To do> Skip every image and restate the data word for word.

Data>
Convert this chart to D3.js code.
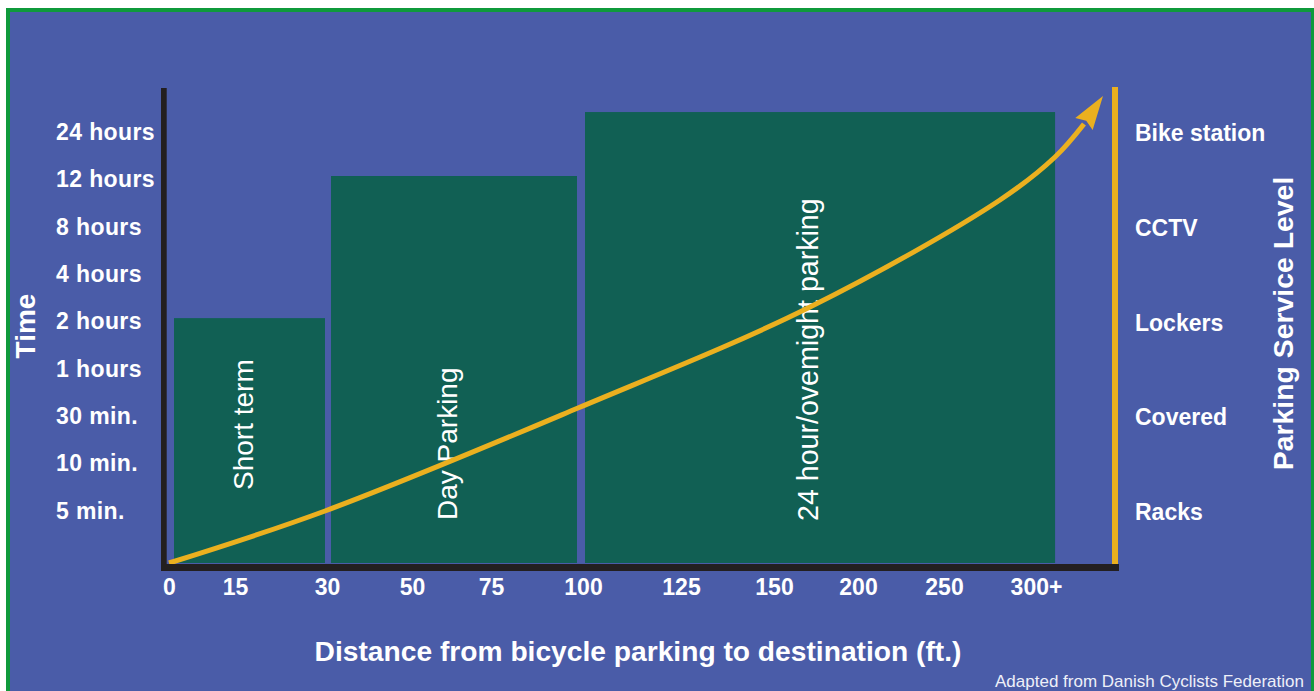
<!DOCTYPE html>
<html><head><meta charset="utf-8">
<script src="https://cdn.jsdelivr.net/npm/d3@7"></script>
<style>
html,body{margin:0;padding:0;background:#fff;}
svg{display:block;}
text{font-family:"Liberation Sans", Arial, Helvetica, sans-serif;}
</style>
</head><body>
<svg id="chart" width="1314" height="691"></svg>
<script>
// ---------- data ----------
const timeLabels = ["5 min.","10 min.","30 min.","1 hours","2 hours","4 hours","8 hours","12 hours","24 hours"];
const serviceLabels = ["Racks","Covered","Lockers","CCTV","Bike station"];
const distanceTicks = [0,15,30,50,75,100,125,150,200,250,300];
const distanceTickLabels = ["0","15","30","50","75","100","125","150","200","250","300+"];
const parkingTypes = ["Short term","Day Parking","24 hour/ovemight parking"];
const distanceFrom = [0,30,100];
const distanceTo = [30,100,312];
const timeLevel = [4.05,7.05,8.4];           // bar tops, in time-label steps
const curveX = [0,16.49,43.23,67.76,87.84,93.66,96.72]; // % of frame width
const curveY = [0,10.95,32.63,53.89,76.42,85.47,92.42]; // % of frame height
const arrowTip = [98.73,98.32];
const xTitle = "Distance from bicycle parking to destination (ft.)";
const yTitle = "Time";
const rightTitle = "Parking Service Level";
const credit = "Adapted from Danish Cyclists Federation";

// ---------- layout ----------
const W = 1314, H = 691;
const C = {bg:"#4a5ca8", frame:"#0f9a3b", bar:"#116054", yellow:"#ebb01f", axis:"#231f20", text:"#ffffff"};
const xTickPx = [169,235,327,412,491,583,681,774,858,944,1036];
const plotBottom = 563, plotTop = 88;
const frameLeft = 169, frameRight = 1115;
const labelShift = [5,2,-3];          // baseline offset from bar centre
const labelStartY = [490,520,521];
const gapL = [5,4,2], gapR = [2,6,3];

const svg = d3.select("#chart");
svg.append("rect").attr("x",0).attr("y",0).attr("width",W).attr("height",H).attr("fill","#fff");
svg.append("rect").attr("x",6).attr("y",8).attr("width",W-6).attr("height",H).attr("fill",C.frame);
svg.append("rect").attr("x",10).attr("y",12).attr("width",1301).attr("height",H).attr("fill",C.bg);

const x = d3.scaleLinear().domain(distanceTicks).range(xTickPx);
const y = d3.scaleLinear().domain([0,timeLabels.length-1]).range([510,131]);
const s = d3.scaleLinear().domain([0,serviceLabels.length-1]).range([511.5,132]);
const fx = d3.scaleLinear().domain([0,100]).range([frameLeft,frameRight]);
const fy = d3.scaleLinear().domain([0,100]).range([plotBottom,plotTop]);

// bars
const bars = parkingTypes.map((name,i)=>({name,from:distanceFrom[i],to:distanceTo[i],level:timeLevel[i],i}));
svg.append("g").selectAll("rect").data(bars).join("rect")
  .attr("x",d=>x(d.from)+gapL[d.i])
  .attr("width",d=>x(d.to)-x(d.from)-gapL[d.i]-gapR[d.i])
  .attr("y",d=>y(d.level))
  .attr("height",d=>plotBottom-y(d.level))
  .attr("fill",C.bar);

svg.append("g").selectAll("text").data(bars).join("text")
  .attr("transform",d=>{
    const cx=(x(d.from)+x(d.to))/2+labelShift[d.i];
    return `translate(${cx},${labelStartY[d.i]}) rotate(-90)`;})
  .attr("fill",C.text).attr("font-size",d=>d.i===2?28.6:28)
  .text(d=>d.name);

// curve arrow
const pts = curveX.map((v,i)=>[fx(v),fy(curveY[i])]);
svg.append("path")
  .attr("d",d3.line().curve(d3.curveCatmullRom.alpha(0.5))(pts))
  .attr("fill","none").attr("stroke",C.yellow).attr("stroke-width",5);
const base = pts[pts.length-1], tip=[fx(arrowTip[0]),fy(arrowTip[1])];
const dx=tip[0]-base[0], dy=tip[1]-base[1], L=Math.hypot(dx,dy);
const ux=dx/L, uy=dy/L, px=-uy, py=ux, hw=10.5;
const head=[tip,[base[0]+px*hw,base[1]+py*hw],[base[0]+ux*4,base[1]+uy*4],[base[0]-px*hw,base[1]-py*hw]];
svg.append("path").attr("d","M"+head.map(p=>p.join(",")).join("L")+"Z").attr("fill",C.yellow);

// axes lines
svg.append("rect").attr("x",161).attr("y",plotTop).attr("width",5.7).attr("height",571-plotTop).attr("fill",C.axis);
svg.append("rect").attr("x",161).attr("y",564).attr("width",958).attr("height",7).attr("fill",C.axis);
svg.append("rect").attr("x",frameRight-3).attr("y",87).attr("width",6).attr("height",plotBottom+1-87).attr("fill",C.yellow);

// tick labels
const font = '"Liberation Sans", Arial, sans-serif';
const xa = svg.append("g").attr("transform",`translate(0,578)`)
  .call(d3.axisBottom(x).tickValues(distanceTicks).tickFormat((d,i)=>distanceTickLabels[i]).tickSize(0).tickPadding(0));
xa.select(".domain").remove();
xa.selectAll("text").attr("fill",C.text).attr("font-size",23).attr("font-weight","bold")
  .attr("font-family",font).attr("dy","0.72em");

const ya = svg.append("g").attr("transform","translate(56,0)")
  .call(d3.axisRight(y).tickValues(d3.range(timeLabels.length)).tickFormat(i=>timeLabels[i]).tickSize(0).tickPadding(0));
ya.select(".domain").remove();
ya.selectAll("text").attr("fill",C.text).attr("font-size",23).attr("font-weight","bold")
  .attr("font-family",font).attr("dy","0.36em").attr("letter-spacing","0.4");

const sa = svg.append("g").attr("transform","translate(1135,0)")
  .call(d3.axisRight(s).tickValues(d3.range(serviceLabels.length)).tickFormat(i=>serviceLabels[i]).tickSize(0).tickPadding(0));
sa.select(".domain").remove();
sa.selectAll("text").attr("fill",C.text).attr("font-size",23).attr("font-weight","bold")
  .attr("font-family",font).attr("dy","0.36em");

// titles
svg.append("text").attr("x",638).attr("y",661).attr("text-anchor","middle")
  .attr("fill",C.text).attr("font-size",28.2).attr("font-weight","bold").text(xTitle);
svg.append("text").attr("transform","translate(35,326) rotate(-90)").attr("text-anchor","middle")
  .attr("fill",C.text).attr("font-size",28).attr("font-weight","bold").text(yTitle);
svg.append("text").attr("transform","translate(1293,323.5) rotate(-90)").attr("text-anchor","middle")
  .attr("fill",C.text).attr("font-size",28.4).attr("font-weight","bold").text(rightTitle);
svg.append("text").attr("x",995).attr("y",687).attr("fill","#eef0f8").attr("font-size",17).text(credit);
</script>
</body></html>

Correct answer>
Convert this chart to D3.js code.
<!DOCTYPE html>
<html><head><meta charset="utf-8">
<script src="https://cdn.jsdelivr.net/npm/d3@7"></script>
<style>
html,body{margin:0;padding:0;background:#fff;}
svg{display:block;}
text{font-family:"Liberation Sans", Arial, Helvetica, sans-serif;}
</style>
</head><body>
<svg id="chart" width="1314" height="691"></svg>
<script>
// ---------- data ----------
const timeLabels = ["5 min.","10 min.","30 min.","1 hours","2 hours","4 hours","8 hours","12 hours","24 hours"];
const serviceLabels = ["Racks","Covered","Lockers","CCTV","Bike station"];
const distanceTicks = [0,15,30,50,75,100,125,150,200,250,300];
const distanceTickLabels = ["0","15","30","50","75","100","125","150","200","250","300+"];
const parkingTypes = ["Short term","Day Parking","24 hour/ovemight parking"];
const distanceFrom = [0,30,100];
const distanceTo = [30,100,312];
const timeLevel = [4.05,7.05,8.4];           // bar tops, in time-label steps
const curveX = [0,16.49,43.23,67.76,87.84,93.66,96.72]; // % of frame width
const curveY = [0,10.95,32.63,53.89,76.42,85.47,92.42]; // % of frame height
const arrowTip = [98.73,98.32];
const xTitle = "Distance from bicycle parking to destination (ft.)";
const yTitle = "Time";
const rightTitle = "Parking Service Level";
const credit = "Adapted from Danish Cyclists Federation";

// ---------- layout ----------
const W = 1314, H = 691;
const C = {bg:"#4a5ca8", frame:"#0f9a3b", bar:"#116054", yellow:"#ebb01f", axis:"#231f20", text:"#ffffff"};
const xTickPx = [169,235,327,412,491,583,681,774,858,944,1036];
const plotBottom = 563, plotTop = 88;
const frameLeft = 169, frameRight = 1115;
const labelShift = [5,2,-3];          // baseline offset from bar centre
const labelStartY = [490,520,521];
const gapL = [5,4,2], gapR = [2,6,3];

const svg = d3.select("#chart");
svg.append("rect").attr("x",0).attr("y",0).attr("width",W).attr("height",H).attr("fill","#fff");
svg.append("rect").attr("x",6).attr("y",8).attr("width",W-6).attr("height",H).attr("fill",C.frame);
svg.append("rect").attr("x",10).attr("y",12).attr("width",1301).attr("height",H).attr("fill",C.bg);

const x = d3.scaleLinear().domain(distanceTicks).range(xTickPx);
const y = d3.scaleLinear().domain([0,timeLabels.length-1]).range([510,131]);
const s = d3.scaleLinear().domain([0,serviceLabels.length-1]).range([511.5,132]);
const fx = d3.scaleLinear().domain([0,100]).range([frameLeft,frameRight]);
const fy = d3.scaleLinear().domain([0,100]).range([plotBottom,plotTop]);

// bars
const bars = parkingTypes.map((name,i)=>({name,from:distanceFrom[i],to:distanceTo[i],level:timeLevel[i],i}));
svg.append("g").selectAll("rect").data(bars).join("rect")
  .attr("x",d=>x(d.from)+gapL[d.i])
  .attr("width",d=>x(d.to)-x(d.from)-gapL[d.i]-gapR[d.i])
  .attr("y",d=>y(d.level))
  .attr("height",d=>plotBottom-y(d.level))
  .attr("fill",C.bar);

svg.append("g").selectAll("text").data(bars).join("text")
  .attr("transform",d=>{
    const cx=(x(d.from)+x(d.to))/2+labelShift[d.i];
    return `translate(${cx},${labelStartY[d.i]}) rotate(-90)`;})
  .attr("fill",C.text).attr("font-size",d=>d.i===2?28.6:28)
  .text(d=>d.name);

// curve arrow
const pts = curveX.map((v,i)=>[fx(v),fy(curveY[i])]);
svg.append("path")
  .attr("d",d3.line().curve(d3.curveCatmullRom.alpha(0.5))(pts))
  .attr("fill","none").attr("stroke",C.yellow).attr("stroke-width",5);
const base = pts[pts.length-1], tip=[fx(arrowTip[0]),fy(arrowTip[1])];
const dx=tip[0]-base[0], dy=tip[1]-base[1], L=Math.hypot(dx,dy);
const ux=dx/L, uy=dy/L, px=-uy, py=ux, hw=10.5;
const head=[tip,[base[0]+px*hw,base[1]+py*hw],[base[0]+ux*4,base[1]+uy*4],[base[0]-px*hw,base[1]-py*hw]];
svg.append("path").attr("d","M"+head.map(p=>p.join(",")).join("L")+"Z").attr("fill",C.yellow);

// axes lines
svg.append("rect").attr("x",161).attr("y",plotTop).attr("width",5.7).attr("height",571-plotTop).attr("fill",C.axis);
svg.append("rect").attr("x",161).attr("y",564).attr("width",958).attr("height",7).attr("fill",C.axis);
svg.append("rect").attr("x",frameRight-3).attr("y",87).attr("width",6).attr("height",plotBottom+1-87).attr("fill",C.yellow);

// tick labels
const font = '"Liberation Sans", Arial, sans-serif';
const xa = svg.append("g").attr("transform",`translate(0,578)`)
  .call(d3.axisBottom(x).tickValues(distanceTicks).tickFormat((d,i)=>distanceTickLabels[i]).tickSize(0).tickPadding(0));
xa.select(".domain").remove();
xa.selectAll("text").attr("fill",C.text).attr("font-size",23).attr("font-weight","bold")
  .attr("font-family",font).attr("dy","0.72em");

const ya = svg.append("g").attr("transform","translate(56,0)")
  .call(d3.axisRight(y).tickValues(d3.range(timeLabels.length)).tickFormat(i=>timeLabels[i]).tickSize(0).tickPadding(0));
ya.select(".domain").remove();
ya.selectAll("text").attr("fill",C.text).attr("font-size",23).attr("font-weight","bold")
  .attr("font-family",font).attr("dy","0.36em").attr("letter-spacing","0.4");

const sa = svg.append("g").attr("transform","translate(1135,0)")
  .call(d3.axisRight(s).tickValues(d3.range(serviceLabels.length)).tickFormat(i=>serviceLabels[i]).tickSize(0).tickPadding(0));
sa.select(".domain").remove();
sa.selectAll("text").attr("fill",C.text).attr("font-size",23).attr("font-weight","bold")
  .attr("font-family",font).attr("dy","0.36em");

// titles
svg.append("text").attr("x",638).attr("y",661).attr("text-anchor","middle")
  .attr("fill",C.text).attr("font-size",28.2).attr("font-weight","bold").text(xTitle);
svg.append("text").attr("transform","translate(35,326) rotate(-90)").attr("text-anchor","middle")
  .attr("fill",C.text).attr("font-size",28).attr("font-weight","bold").text(yTitle);
svg.append("text").attr("transform","translate(1293,323.5) rotate(-90)").attr("text-anchor","middle")
  .attr("fill",C.text).attr("font-size",28.4).attr("font-weight","bold").text(rightTitle);
svg.append("text").attr("x",995).attr("y",687).attr("fill","#eef0f8").attr("font-size",17).text(credit);
</script>
</body></html>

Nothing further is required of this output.